Community manager – Responsible for promoting the content and sharing it widely on social networks, to your internal team, via other sites. Needs to know what’s coming and can feed back on what’s worked to date.
Measurement officer – Knows what’s worked to date. Shares information on performance for the month, distilled into meaningful reports that everyone can understand.
Find out more about these roles and responsibilities in this article:
Suggestions for agenda and structure
I’d suggest an hour to an hour and a half max. For the meeting: Here’s a suggested agenda for you:
Purpose of the meeting. Introduce and position the meeting. Reiterate the importance of and vision for your content marketing. (c.5 mins)
How are we doing? Overview of the past month’s content. What content have we published, how has it gone down, what results have we seen? Celebrate every success. Where are we against our goals? And how’s the process working everyone? (c.10 mins)
Content brainstorm. What are customers asking this month? What opportunities for valuable content has the team spotted? What’s coming up over the next few months in our customers’ worlds that we can create content around? What can we produce that hits the spot? In what formats? Big themes? Newsletter plans for the next few months? Remember to strike a good balance between stock and flow content and get your ideas down. (c.15-20 mins)
Do these ideas meet our strategy? Vote on the most valuable ideas to take forward. Revisit your content strategy. Remind the group of the customers you’ve chosen to serve, the main messages you want to get across and the commitment you’ve made in terms of content volume and topics each month. Have you struck the right balance with your content ideas? Are you creating content for every step along your customers’ buying journey? Come up with content ideas to fill any gaps. (c.5-10 mins)

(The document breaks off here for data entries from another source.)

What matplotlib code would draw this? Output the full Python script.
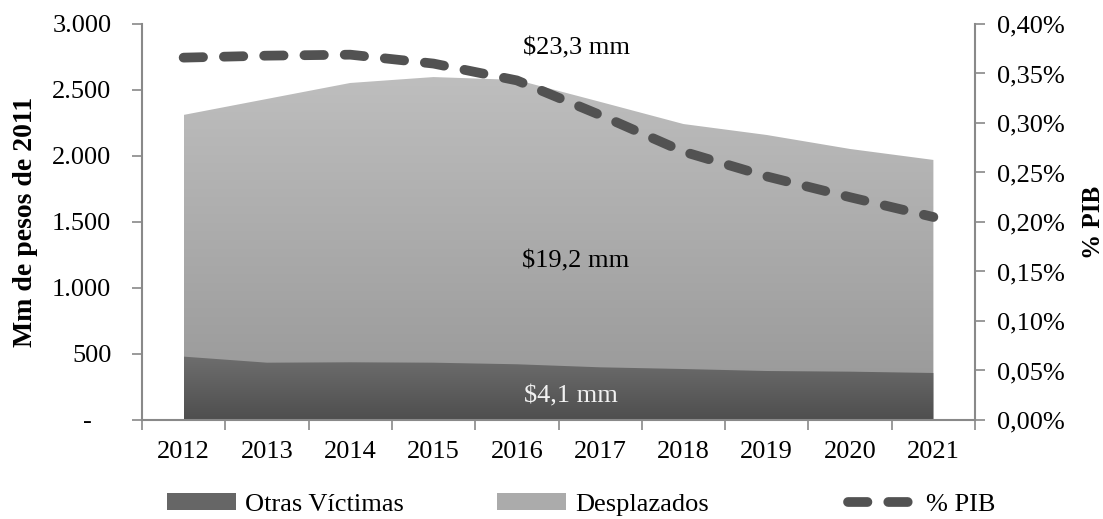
import numpy as np
import matplotlib.pyplot as plt
from matplotlib.colors import LinearSegmentedColormap
from matplotlib.patches import Patch
from matplotlib.lines import Line2D
from matplotlib.ticker import FuncFormatter

plt.rcParams['font.family'] = ['Liberation Serif', 'DejaVu Serif']
plt.rcParams['lines.scale_dashes'] = False

# datos
anios = ['2012', '2013', '2014', '2015', '2016', '2017', '2018', '2019', '2020', '2021']
otras_victimas = [480, 434, 437, 434, 422, 399, 386, 371, 366, 356]
desplazados = [1831, 1998, 2116, 2164, 2154, 2011, 1856, 1788, 1687, 1614]
pib = [0.366, 0.368, 0.369, 0.360, 0.343, 0.308, 0.271, 0.246, 0.225, 0.205]

gris_eje = '#898989'
tam = 19

x = np.arange(len(anios))
total = np.array(otras_victimas) + np.array(desplazados)


def relleno_gradiente(ax, x, abajo, arriba, c_arriba, c_abajo):
    poly = ax.fill_between(x, abajo, arriba, facecolor='none', edgecolor='none')
    cmap = LinearSegmentedColormap.from_list('g', [c_abajo, c_arriba])
    grad = np.linspace(0, 1, 256).reshape(-1, 1)
    im = ax.imshow(grad, cmap=cmap, aspect='auto', origin='lower',
                   extent=[x[0], x[-1], 0, max(arriba)], zorder=1)
    im.set_clip_path(poly.get_paths()[0], transform=ax.transData)


fig = plt.figure(figsize=(11.03, 5.19), dpi=100)
ax = fig.add_axes([0.1287, 0.1908, 0.7553, 0.763])

relleno_gradiente(ax, x, np.zeros(len(x)), total, '#bebebe', '#969696')
relleno_gradiente(ax, x, np.zeros(len(x)), otras_victimas, '#6e6e6e', '#4e4e4e')

ax.set_xlim(-0.5, len(anios) - 0.5)
ax.set_ylim(0, 3000)
ax.set_yticks(range(0, 3001, 500))
ax.yaxis.set_major_formatter(FuncFormatter(
    lambda v, p: '-   ' if v == 0 else f'{int(v):,}'.replace(',', '.')))
ax.set_xticks(x)
ax.set_xticklabels(anios)
ax.set_xticks(np.arange(-0.5, len(anios)), minor=True)
ax.tick_params(axis='x', which='major', length=0, pad=15, labelsize=tam)
ax.tick_params(axis='x', which='minor', length=7, color=gris_eje, width=1.2)
ax.tick_params(axis='y', length=7, color=gris_eje, width=1.2, pad=15, labelsize=tam)
for lado in ['top', 'right']:
    ax.spines[lado].set_visible(False)
for lado in ['left', 'bottom']:
    ax.spines[lado].set_color(gris_eje)
    ax.spines[lado].set_linewidth(1.5)
ax.set_ylabel('Mm de pesos de 2011', fontsize=tam + 1, fontweight='bold', labelpad=10)

ax2 = ax.twinx()
ax2.plot(x, pib, color='#525252', lw=7, solid_capstyle='round',
         dash_capstyle='round', dashes=(14, 15))
ax2.set_ylim(0, 0.4)
ax2.set_yticks(np.arange(0, 0.401, 0.05))
ax2.yaxis.set_major_formatter(FuncFormatter(lambda v, p: f'{v:.2f}%'.replace('.', ',')))
ax2.tick_params(axis='y', length=7, color=gris_eje, width=1.2, pad=9, labelsize=tam)
for lado in ['top', 'left', 'bottom']:
    ax2.spines[lado].set_visible(False)
ax2.spines['right'].set_color(gris_eje)
ax2.spines['right'].set_linewidth(1.5)
ax2.set_ylabel('% PIB', fontsize=tam - 1, fontweight='bold', labelpad=12)

# totales
ax.text(4.72, 2815, f'${sum(total) / 1000:.1f} mm'.replace('.', ','),
        ha='center', va='center', fontsize=tam)
ax.text(4.7, 1200, f'${sum(desplazados) / 1000:.1f} mm'.replace('.', ','),
        ha='center', va='center', fontsize=tam, zorder=3)
ax.text(4.65, 175, f'${sum(otras_victimas) / 1000:.1f} mm'.replace('.', ','),
        ha='center', va='center', fontsize=tam, color='#f2f2f2', zorder=3)

# leyenda: una entrada por posicion
handles = [Patch(facecolor='#666666'), Patch(facecolor='#ababab'),
           Line2D([], [], color='#525252', lw=7, dash_capstyle='round', dashes=(14, 15))]
nombres = ['Otras Víctimas', 'Desplazados', '% PIB']
pos_x = [0.1514, 0.4506, 0.7688]
for h, n, px in zip(handles, nombres, pos_x):
    fig.legend([h], [n], loc='center left', bbox_to_anchor=(px, 0.028), frameon=False,
               fontsize=tam, handlelength=2.6, handleheight=0.6, handletextpad=0.35,
               borderpad=0, borderaxespad=0)

fig.savefig('out.png', dpi=100)
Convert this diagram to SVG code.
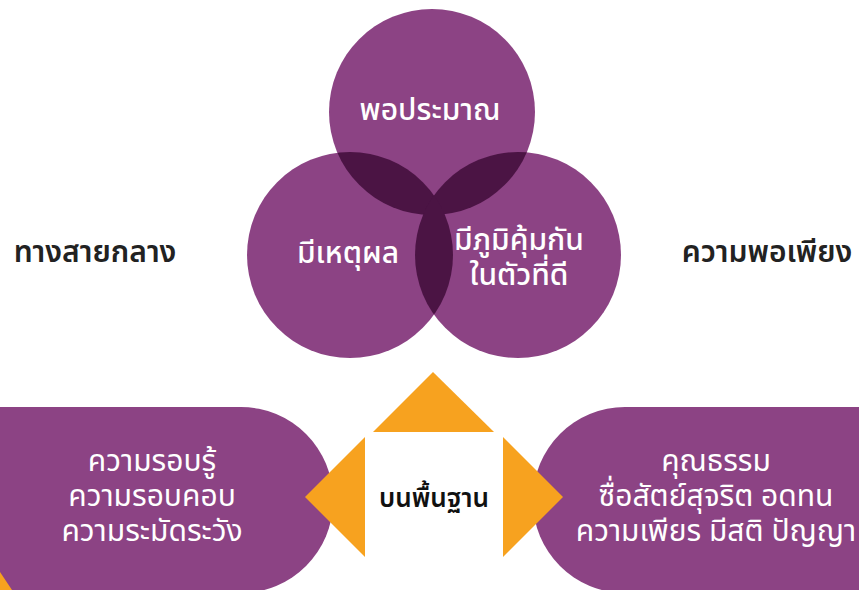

Content planning. Update your content calendar – what content are we going to publish when, how, and where? (Trello works well to help you manage the content workflow). Make a detailed plan for the next month and a high level plan looking forward 2-3 months further than that. How far forward you plan in the meeting is up to you. It’ll depend on how often you meet and how mature your content marketing efforts are. (c.15 mins)
Action plan. Agree actions. Allocate resources and a process to make it all happen. Set date for next meeting. (c.5 mins)
Inject some fun into the process
Make the meetings something that the team looks forward to. People are more creative when they’re enthusiastic and having fun so don’t let these drag. Steer discussions of analytics and data on actionable points (more headlines like this, this format kept people engaged on the site for longest, this guide led to 4 positive sales calls etc) and keep the focus on ‘how do we create the best content for our clients and customers.’
You could stoke enthusiasm to fever pitch by giving out prizes for the best content of the month. Maybe not a holiday in the Caribbean for the best blog (although that might work), but some companies give out T shirts, or notebooks, and Sharon and I have used our Valuable Content Award badges as rewards for our clients’ great content creators.
Writing and content creation can be hard, and for most the task over and above what they do for their day job. Reward your people and keep the motivation up any way you can.
Do this, plan regularly and you’ll keep content front of mind and your team firmly on track. I really hope these ideas help. Let me know what works for you.